(Source code of charts)
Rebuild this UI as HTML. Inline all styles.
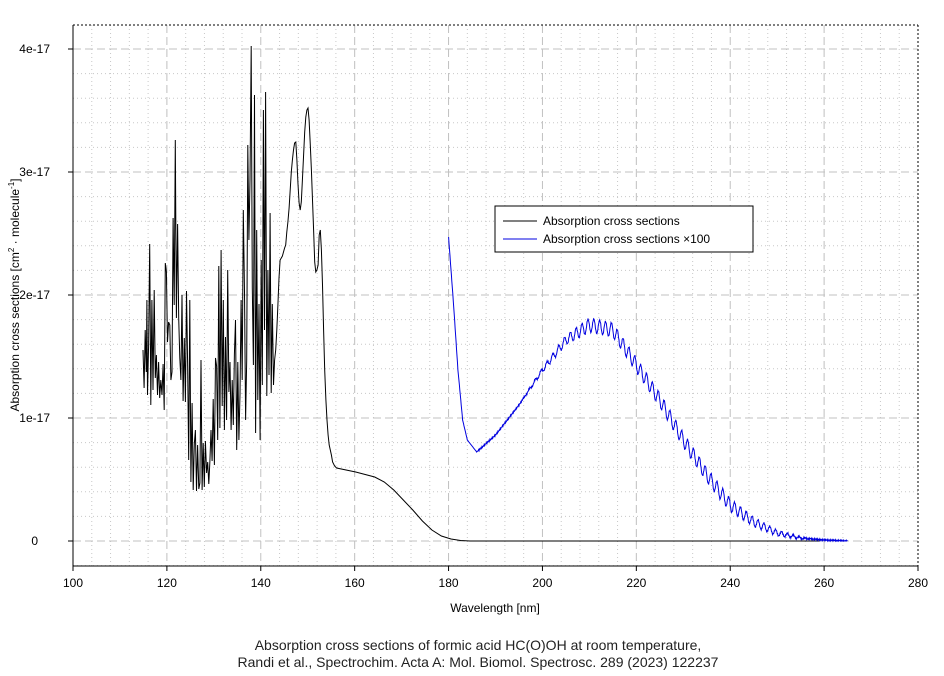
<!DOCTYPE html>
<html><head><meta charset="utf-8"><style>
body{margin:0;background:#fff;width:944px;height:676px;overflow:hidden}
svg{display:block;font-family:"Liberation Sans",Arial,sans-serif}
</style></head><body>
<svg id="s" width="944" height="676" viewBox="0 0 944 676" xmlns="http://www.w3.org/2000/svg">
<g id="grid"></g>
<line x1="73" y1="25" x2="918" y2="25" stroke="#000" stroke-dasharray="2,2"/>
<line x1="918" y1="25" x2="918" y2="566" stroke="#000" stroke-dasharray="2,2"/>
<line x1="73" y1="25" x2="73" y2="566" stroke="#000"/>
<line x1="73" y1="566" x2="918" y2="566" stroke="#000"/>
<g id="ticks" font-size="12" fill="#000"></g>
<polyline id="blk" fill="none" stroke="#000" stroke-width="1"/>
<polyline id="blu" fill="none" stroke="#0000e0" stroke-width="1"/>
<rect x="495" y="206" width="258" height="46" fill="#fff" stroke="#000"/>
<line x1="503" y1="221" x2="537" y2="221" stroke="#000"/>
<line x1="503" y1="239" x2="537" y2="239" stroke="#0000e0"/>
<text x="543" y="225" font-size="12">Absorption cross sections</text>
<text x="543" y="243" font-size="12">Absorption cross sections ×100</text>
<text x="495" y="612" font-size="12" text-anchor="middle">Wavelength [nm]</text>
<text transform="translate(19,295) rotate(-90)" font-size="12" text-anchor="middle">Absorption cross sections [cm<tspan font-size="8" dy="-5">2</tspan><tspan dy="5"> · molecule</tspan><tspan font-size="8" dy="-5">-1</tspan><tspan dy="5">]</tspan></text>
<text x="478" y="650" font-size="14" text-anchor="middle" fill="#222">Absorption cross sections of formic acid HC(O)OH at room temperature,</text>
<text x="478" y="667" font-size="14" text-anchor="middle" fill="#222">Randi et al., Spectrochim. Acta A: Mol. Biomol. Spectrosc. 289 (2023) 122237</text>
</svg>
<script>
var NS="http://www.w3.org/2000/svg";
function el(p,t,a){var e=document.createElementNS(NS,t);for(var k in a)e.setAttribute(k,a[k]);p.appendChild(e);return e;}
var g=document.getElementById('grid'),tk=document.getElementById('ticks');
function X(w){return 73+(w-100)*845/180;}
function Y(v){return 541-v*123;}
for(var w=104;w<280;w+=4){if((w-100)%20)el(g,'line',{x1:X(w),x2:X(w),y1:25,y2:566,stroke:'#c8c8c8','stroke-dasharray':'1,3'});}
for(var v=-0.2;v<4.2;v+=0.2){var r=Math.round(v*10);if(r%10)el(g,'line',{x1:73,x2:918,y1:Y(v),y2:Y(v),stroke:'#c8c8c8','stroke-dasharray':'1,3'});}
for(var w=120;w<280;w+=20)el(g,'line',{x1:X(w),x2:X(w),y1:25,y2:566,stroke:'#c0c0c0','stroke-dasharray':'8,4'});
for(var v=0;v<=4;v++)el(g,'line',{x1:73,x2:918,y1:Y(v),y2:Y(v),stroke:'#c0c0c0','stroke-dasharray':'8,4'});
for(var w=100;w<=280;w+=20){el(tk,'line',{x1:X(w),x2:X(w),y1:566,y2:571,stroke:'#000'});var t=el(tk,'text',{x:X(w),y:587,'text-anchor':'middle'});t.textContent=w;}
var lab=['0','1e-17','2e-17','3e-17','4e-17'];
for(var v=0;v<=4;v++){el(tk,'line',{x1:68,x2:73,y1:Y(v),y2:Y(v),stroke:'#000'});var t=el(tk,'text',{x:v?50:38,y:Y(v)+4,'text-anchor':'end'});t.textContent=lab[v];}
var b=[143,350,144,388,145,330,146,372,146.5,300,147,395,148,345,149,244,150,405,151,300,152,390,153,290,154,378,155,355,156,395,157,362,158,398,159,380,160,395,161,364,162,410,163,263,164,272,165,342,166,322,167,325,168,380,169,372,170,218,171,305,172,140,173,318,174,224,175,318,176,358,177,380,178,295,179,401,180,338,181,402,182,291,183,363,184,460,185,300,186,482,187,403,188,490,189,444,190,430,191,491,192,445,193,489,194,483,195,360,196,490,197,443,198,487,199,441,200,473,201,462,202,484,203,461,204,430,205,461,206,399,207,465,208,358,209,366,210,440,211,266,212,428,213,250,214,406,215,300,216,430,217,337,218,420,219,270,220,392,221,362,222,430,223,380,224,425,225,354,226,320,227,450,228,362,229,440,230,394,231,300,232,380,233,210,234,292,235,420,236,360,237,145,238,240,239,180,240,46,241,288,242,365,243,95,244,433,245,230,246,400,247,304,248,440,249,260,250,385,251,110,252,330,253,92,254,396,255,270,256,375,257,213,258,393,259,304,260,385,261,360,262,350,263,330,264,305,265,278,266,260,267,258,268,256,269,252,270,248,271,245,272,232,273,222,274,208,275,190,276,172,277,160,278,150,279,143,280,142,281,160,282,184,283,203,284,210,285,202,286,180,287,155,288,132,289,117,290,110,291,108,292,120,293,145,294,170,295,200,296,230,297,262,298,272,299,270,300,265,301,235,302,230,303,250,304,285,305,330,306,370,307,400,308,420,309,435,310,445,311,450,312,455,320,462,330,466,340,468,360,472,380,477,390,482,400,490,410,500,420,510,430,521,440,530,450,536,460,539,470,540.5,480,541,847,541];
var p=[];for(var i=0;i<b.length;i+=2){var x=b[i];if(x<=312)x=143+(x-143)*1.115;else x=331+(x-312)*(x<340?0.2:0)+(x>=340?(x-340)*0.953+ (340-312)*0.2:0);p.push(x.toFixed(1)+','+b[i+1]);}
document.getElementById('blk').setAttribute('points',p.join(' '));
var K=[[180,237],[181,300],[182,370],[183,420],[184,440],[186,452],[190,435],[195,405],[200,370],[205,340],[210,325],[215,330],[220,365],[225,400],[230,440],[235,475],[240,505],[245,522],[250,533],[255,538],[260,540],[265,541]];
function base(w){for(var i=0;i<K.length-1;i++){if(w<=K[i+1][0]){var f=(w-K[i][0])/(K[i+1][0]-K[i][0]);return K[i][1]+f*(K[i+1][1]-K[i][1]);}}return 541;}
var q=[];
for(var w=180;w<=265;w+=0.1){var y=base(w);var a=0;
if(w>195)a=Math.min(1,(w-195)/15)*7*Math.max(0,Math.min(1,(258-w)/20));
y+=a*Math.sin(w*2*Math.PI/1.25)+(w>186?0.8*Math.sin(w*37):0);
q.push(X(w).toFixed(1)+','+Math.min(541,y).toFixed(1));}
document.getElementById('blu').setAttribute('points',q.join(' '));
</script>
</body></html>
--
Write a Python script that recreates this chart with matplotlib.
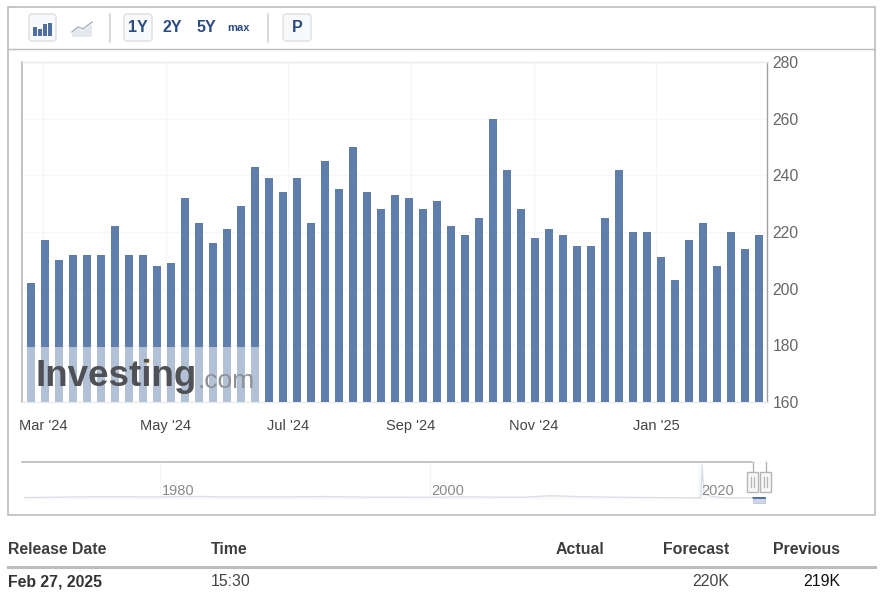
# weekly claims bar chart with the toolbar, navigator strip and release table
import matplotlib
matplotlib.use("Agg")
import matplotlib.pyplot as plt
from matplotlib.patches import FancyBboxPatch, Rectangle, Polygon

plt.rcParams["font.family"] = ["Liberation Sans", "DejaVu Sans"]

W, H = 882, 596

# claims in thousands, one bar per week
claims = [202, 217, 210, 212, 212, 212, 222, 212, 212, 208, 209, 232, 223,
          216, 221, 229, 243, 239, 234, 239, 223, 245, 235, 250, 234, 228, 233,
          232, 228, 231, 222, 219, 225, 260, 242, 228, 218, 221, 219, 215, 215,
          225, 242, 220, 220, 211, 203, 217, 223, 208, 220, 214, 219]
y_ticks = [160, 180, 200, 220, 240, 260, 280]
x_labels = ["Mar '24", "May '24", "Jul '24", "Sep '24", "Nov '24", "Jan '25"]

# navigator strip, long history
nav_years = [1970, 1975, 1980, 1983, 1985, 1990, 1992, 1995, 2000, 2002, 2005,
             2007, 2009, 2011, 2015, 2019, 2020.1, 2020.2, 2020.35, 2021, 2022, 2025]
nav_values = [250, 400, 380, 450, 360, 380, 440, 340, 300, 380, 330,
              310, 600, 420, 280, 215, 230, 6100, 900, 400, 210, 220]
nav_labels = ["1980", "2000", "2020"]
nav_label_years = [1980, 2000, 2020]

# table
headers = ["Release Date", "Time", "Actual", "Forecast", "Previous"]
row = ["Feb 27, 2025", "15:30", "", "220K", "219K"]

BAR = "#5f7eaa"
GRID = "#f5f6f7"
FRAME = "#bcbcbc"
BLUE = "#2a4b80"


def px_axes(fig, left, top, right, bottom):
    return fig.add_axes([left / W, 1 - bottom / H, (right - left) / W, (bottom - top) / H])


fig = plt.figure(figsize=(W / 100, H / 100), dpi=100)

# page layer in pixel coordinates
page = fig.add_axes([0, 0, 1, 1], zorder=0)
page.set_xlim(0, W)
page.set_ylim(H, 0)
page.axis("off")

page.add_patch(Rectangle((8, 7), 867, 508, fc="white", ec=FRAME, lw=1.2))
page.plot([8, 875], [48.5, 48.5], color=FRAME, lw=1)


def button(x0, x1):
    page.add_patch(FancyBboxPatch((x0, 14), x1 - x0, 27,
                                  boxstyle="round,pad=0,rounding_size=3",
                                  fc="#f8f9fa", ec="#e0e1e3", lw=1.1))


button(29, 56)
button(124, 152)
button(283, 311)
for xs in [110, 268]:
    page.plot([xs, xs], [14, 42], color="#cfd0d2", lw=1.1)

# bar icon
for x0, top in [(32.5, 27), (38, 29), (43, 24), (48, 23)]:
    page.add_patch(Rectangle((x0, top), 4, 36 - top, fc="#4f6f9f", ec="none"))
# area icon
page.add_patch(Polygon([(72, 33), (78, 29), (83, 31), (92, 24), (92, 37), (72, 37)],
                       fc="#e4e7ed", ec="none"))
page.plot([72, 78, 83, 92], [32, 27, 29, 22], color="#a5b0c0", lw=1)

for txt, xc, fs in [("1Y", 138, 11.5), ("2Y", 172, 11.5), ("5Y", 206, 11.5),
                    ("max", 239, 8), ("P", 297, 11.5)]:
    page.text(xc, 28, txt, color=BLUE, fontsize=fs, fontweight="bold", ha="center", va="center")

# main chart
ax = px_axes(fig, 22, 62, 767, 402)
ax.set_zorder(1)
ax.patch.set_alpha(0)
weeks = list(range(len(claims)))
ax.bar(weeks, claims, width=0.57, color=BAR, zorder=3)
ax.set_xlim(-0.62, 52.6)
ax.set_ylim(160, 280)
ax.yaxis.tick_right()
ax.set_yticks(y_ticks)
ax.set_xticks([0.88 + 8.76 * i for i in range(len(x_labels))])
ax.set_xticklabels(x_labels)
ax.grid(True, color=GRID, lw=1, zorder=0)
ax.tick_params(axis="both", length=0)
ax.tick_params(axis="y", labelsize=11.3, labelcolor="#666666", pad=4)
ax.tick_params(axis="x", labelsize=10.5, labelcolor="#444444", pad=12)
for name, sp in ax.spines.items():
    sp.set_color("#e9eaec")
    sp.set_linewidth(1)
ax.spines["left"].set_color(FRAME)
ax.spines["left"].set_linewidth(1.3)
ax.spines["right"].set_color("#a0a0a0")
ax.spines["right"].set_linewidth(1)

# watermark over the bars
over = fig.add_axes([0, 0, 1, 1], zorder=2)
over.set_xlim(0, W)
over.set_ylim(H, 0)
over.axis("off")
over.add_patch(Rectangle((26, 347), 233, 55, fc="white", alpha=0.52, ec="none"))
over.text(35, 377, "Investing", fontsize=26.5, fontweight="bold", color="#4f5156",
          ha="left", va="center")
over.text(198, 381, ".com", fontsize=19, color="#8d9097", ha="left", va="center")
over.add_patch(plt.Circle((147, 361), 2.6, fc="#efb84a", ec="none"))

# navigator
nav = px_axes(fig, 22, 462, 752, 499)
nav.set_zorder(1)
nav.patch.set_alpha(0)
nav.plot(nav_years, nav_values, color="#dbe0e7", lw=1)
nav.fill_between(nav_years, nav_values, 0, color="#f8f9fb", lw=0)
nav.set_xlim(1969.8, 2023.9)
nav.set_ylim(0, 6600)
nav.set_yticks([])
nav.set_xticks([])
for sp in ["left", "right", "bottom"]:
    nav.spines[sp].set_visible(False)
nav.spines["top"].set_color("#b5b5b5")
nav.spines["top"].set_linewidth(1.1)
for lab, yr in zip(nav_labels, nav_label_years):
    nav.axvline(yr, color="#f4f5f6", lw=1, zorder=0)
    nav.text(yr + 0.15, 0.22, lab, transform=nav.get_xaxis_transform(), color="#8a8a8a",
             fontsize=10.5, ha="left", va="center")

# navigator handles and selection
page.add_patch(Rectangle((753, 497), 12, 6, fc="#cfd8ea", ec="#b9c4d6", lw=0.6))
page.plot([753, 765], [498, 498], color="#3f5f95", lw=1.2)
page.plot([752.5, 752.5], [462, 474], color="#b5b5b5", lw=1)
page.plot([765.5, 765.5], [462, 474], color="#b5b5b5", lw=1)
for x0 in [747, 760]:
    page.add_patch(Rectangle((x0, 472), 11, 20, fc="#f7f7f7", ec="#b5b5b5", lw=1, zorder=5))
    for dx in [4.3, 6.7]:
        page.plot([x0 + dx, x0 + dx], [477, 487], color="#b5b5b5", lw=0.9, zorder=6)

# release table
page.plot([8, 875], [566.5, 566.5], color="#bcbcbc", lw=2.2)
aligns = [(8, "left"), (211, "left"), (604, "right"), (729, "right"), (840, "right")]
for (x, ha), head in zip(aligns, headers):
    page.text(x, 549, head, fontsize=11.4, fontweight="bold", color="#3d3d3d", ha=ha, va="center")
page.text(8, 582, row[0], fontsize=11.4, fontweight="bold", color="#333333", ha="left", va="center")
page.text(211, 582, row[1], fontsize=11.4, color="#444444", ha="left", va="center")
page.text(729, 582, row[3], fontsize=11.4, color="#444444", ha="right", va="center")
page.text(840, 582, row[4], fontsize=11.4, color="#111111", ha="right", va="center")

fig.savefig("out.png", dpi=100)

§ **STATED GOAL**: Give back exactly the lines from the one containing "Write a Python" to the one containing "from matplotlib.patches import", both included, and no pictures.

§ **OUTPUT BELOW**:
Write a Python script that recreates this chart with matplotlib.
# weekly claims bar chart with the toolbar, navigator strip and release table
import matplotlib
matplotlib.use("Agg")
import matplotlib.pyplot as plt
from matplotlib.patches import FancyBboxPatch, Rectangle, Polygon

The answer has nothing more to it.